Directive
Quote every line from the top of the listing down to and including the line that contains "const ticksD = [0.8, 0.81, 0.82, 0.83, 0.84];".

Source material
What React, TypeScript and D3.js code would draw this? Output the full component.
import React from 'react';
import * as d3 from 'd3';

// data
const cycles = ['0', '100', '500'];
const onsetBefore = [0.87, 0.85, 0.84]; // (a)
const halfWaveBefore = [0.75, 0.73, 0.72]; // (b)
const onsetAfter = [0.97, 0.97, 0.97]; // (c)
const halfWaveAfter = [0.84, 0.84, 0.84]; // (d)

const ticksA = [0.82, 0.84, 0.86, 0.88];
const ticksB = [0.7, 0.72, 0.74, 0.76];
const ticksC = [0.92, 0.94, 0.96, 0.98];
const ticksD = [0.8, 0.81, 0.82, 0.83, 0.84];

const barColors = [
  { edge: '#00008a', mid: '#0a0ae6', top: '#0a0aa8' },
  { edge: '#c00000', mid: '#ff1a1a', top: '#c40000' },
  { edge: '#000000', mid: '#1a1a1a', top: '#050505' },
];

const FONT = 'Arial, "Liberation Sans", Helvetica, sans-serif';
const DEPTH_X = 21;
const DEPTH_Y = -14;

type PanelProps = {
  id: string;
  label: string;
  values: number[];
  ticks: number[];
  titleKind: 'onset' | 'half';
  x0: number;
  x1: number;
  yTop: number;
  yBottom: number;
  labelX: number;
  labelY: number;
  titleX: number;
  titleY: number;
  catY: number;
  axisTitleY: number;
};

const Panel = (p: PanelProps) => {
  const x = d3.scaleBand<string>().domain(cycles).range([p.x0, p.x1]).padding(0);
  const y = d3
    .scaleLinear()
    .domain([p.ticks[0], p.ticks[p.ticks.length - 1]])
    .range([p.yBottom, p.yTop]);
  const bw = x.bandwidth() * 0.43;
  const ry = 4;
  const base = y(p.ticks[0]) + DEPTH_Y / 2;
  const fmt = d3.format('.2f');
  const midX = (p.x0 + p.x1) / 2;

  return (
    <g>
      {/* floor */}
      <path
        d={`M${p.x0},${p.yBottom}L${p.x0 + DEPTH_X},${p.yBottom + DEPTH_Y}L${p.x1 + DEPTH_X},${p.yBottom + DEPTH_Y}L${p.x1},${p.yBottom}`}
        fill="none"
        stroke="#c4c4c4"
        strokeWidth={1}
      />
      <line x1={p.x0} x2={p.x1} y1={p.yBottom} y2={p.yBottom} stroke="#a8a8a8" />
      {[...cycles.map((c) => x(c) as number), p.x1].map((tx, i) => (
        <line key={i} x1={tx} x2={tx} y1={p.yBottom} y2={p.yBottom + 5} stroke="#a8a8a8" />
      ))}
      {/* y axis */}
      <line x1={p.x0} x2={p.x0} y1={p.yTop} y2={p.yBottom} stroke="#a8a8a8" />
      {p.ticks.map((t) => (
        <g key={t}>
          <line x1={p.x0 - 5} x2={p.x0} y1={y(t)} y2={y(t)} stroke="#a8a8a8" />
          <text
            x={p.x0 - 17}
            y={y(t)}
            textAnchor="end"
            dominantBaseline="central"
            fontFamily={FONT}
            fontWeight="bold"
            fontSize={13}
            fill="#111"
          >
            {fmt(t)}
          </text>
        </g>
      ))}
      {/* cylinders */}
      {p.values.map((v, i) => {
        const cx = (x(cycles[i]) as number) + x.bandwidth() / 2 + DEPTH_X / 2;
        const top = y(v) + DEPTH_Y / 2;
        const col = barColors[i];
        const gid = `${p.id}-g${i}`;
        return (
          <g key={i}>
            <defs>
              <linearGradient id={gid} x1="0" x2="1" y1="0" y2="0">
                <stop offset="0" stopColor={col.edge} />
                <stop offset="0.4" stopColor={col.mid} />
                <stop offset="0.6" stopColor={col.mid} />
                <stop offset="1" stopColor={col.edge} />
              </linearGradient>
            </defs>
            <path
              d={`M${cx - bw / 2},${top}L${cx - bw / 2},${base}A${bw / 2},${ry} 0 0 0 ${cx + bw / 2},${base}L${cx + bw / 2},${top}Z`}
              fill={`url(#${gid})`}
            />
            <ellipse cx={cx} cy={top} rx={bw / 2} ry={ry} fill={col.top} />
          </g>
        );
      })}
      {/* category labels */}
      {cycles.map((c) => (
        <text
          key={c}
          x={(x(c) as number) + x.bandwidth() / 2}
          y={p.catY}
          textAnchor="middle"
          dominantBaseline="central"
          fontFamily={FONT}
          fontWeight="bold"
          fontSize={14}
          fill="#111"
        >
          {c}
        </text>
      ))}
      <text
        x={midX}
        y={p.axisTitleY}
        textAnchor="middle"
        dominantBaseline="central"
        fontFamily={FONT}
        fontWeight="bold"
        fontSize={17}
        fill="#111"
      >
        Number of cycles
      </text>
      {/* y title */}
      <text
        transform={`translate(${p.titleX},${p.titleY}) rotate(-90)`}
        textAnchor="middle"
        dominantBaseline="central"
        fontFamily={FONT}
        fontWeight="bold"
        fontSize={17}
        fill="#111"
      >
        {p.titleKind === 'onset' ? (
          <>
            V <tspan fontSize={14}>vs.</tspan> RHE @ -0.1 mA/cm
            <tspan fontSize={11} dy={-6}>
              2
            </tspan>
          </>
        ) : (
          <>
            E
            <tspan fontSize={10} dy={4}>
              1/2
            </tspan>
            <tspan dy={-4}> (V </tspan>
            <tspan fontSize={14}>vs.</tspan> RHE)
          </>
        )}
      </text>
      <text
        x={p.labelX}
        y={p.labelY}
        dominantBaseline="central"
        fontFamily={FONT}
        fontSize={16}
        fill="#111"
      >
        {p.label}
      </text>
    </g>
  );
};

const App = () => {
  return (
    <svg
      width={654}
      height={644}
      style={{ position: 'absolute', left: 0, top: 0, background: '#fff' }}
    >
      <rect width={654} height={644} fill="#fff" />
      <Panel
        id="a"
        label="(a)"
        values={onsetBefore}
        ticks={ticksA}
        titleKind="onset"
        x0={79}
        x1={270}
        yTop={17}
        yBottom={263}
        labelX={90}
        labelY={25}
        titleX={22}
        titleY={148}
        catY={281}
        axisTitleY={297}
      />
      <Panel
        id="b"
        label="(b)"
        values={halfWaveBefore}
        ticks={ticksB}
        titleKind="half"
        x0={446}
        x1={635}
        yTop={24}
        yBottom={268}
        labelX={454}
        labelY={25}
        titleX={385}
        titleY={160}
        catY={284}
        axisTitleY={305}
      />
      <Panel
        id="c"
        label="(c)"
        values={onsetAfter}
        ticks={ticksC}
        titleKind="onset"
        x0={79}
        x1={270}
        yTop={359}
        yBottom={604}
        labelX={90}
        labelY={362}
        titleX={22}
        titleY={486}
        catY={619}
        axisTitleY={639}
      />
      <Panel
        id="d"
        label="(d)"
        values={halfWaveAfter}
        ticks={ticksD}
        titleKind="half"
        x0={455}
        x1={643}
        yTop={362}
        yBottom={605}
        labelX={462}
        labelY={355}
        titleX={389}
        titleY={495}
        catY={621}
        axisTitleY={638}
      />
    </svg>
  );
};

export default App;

Task result
What React, TypeScript and D3.js code would draw this? Output the full component.
import React from 'react';
import * as d3 from 'd3';

// data
const cycles = ['0', '100', '500'];
const onsetBefore = [0.87, 0.85, 0.84]; // (a)
const halfWaveBefore = [0.75, 0.73, 0.72]; // (b)
const onsetAfter = [0.97, 0.97, 0.97]; // (c)
const halfWaveAfter = [0.84, 0.84, 0.84]; // (d)

const ticksA = [0.82, 0.84, 0.86, 0.88];
const ticksB = [0.7, 0.72, 0.74, 0.76];
const ticksC = [0.92, 0.94, 0.96, 0.98];
const ticksD = [0.8, 0.81, 0.82, 0.83, 0.84];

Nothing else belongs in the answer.